**Your instructions:** Return a copy of each line that holds the string "this".

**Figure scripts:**
···

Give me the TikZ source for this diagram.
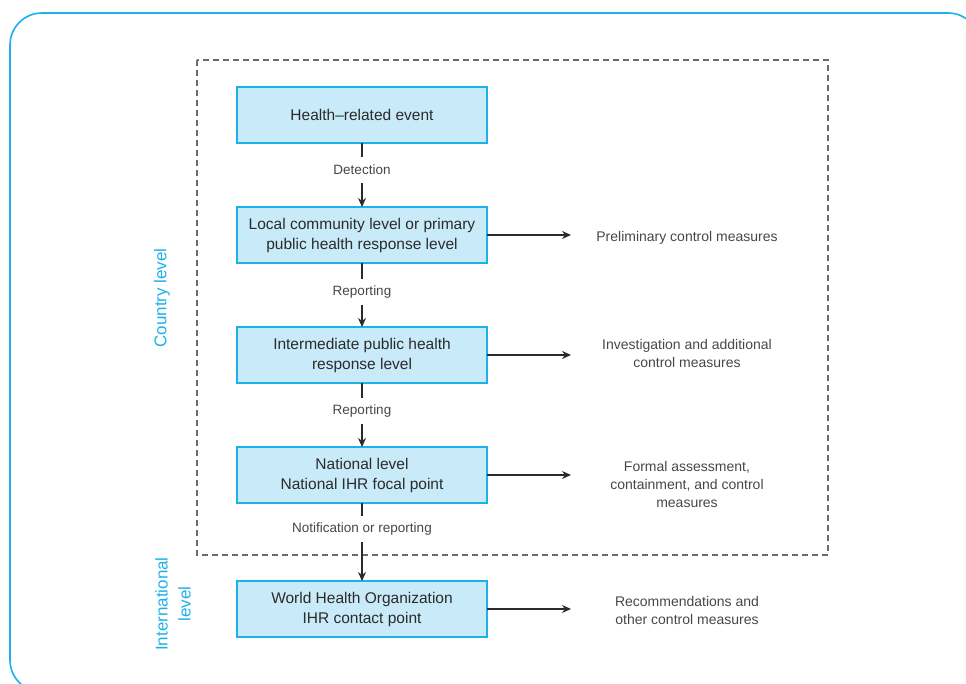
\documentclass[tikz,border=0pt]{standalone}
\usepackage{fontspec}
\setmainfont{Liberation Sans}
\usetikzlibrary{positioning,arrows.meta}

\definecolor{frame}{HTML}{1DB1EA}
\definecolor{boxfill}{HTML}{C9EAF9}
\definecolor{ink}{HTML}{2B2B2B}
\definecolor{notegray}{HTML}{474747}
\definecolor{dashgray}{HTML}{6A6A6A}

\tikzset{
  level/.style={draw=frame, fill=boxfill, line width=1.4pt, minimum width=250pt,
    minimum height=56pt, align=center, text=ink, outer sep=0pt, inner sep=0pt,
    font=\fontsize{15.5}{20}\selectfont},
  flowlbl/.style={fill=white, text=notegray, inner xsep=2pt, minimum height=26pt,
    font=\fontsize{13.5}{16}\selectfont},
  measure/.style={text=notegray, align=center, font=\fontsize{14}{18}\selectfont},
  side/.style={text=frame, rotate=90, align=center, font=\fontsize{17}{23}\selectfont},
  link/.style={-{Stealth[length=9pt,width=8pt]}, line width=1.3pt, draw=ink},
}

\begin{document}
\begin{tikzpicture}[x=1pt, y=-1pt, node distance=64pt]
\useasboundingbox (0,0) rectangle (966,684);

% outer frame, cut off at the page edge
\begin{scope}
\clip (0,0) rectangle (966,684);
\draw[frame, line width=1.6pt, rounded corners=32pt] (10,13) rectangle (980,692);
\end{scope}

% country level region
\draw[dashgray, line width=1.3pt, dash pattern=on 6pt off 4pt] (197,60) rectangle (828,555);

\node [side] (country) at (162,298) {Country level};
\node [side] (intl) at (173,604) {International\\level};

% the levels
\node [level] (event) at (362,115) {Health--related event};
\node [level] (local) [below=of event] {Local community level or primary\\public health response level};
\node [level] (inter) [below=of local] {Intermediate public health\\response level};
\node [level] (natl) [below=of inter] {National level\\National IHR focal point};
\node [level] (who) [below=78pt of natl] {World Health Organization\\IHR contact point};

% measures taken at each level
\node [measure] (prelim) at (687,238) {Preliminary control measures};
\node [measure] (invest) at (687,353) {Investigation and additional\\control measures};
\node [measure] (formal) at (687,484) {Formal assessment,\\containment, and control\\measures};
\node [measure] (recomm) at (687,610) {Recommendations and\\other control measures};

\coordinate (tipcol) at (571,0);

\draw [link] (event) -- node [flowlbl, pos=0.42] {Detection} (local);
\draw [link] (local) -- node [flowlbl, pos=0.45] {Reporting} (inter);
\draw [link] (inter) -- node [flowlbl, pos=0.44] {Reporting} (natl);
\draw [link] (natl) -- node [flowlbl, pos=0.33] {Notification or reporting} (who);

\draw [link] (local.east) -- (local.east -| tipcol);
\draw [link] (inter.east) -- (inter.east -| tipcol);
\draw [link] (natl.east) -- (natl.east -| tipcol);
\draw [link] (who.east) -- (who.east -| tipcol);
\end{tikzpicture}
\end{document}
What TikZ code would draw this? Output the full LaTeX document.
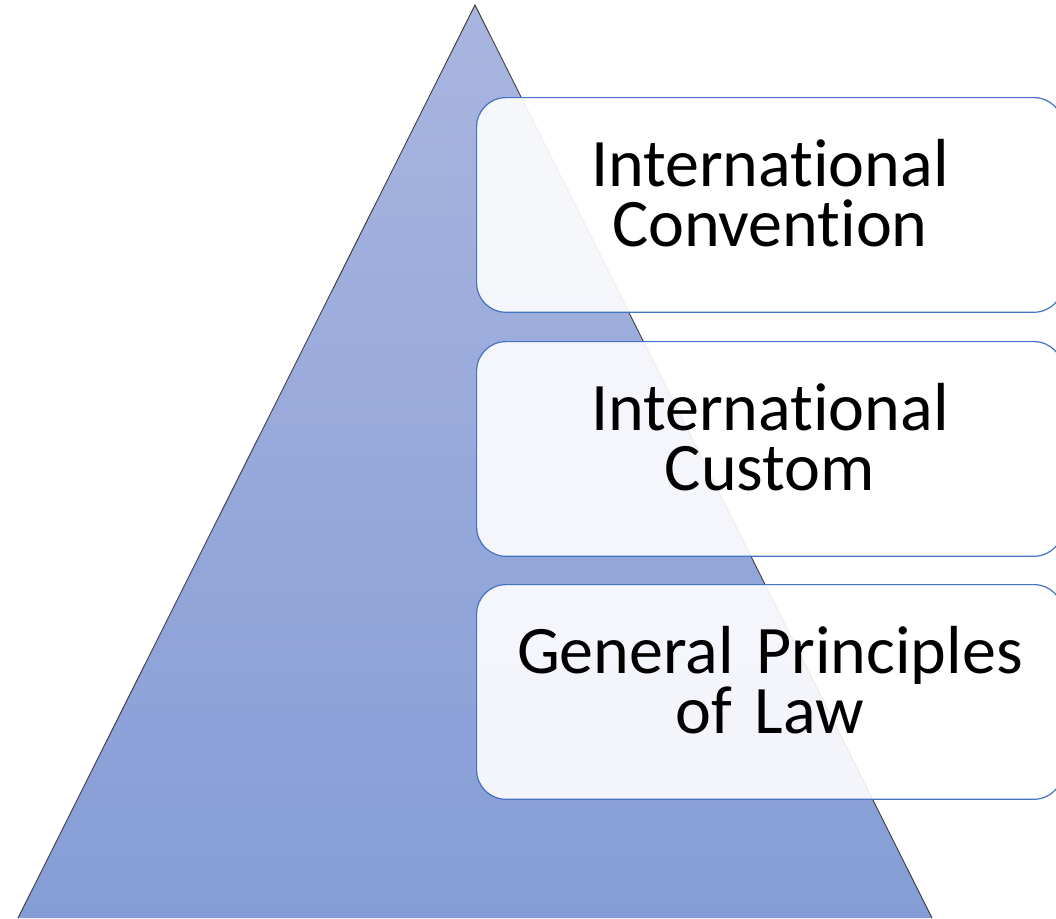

···

**Exercise answer:**
Give me the TikZ source for this diagram.
What TikZ code would draw this? Output the full LaTeX document.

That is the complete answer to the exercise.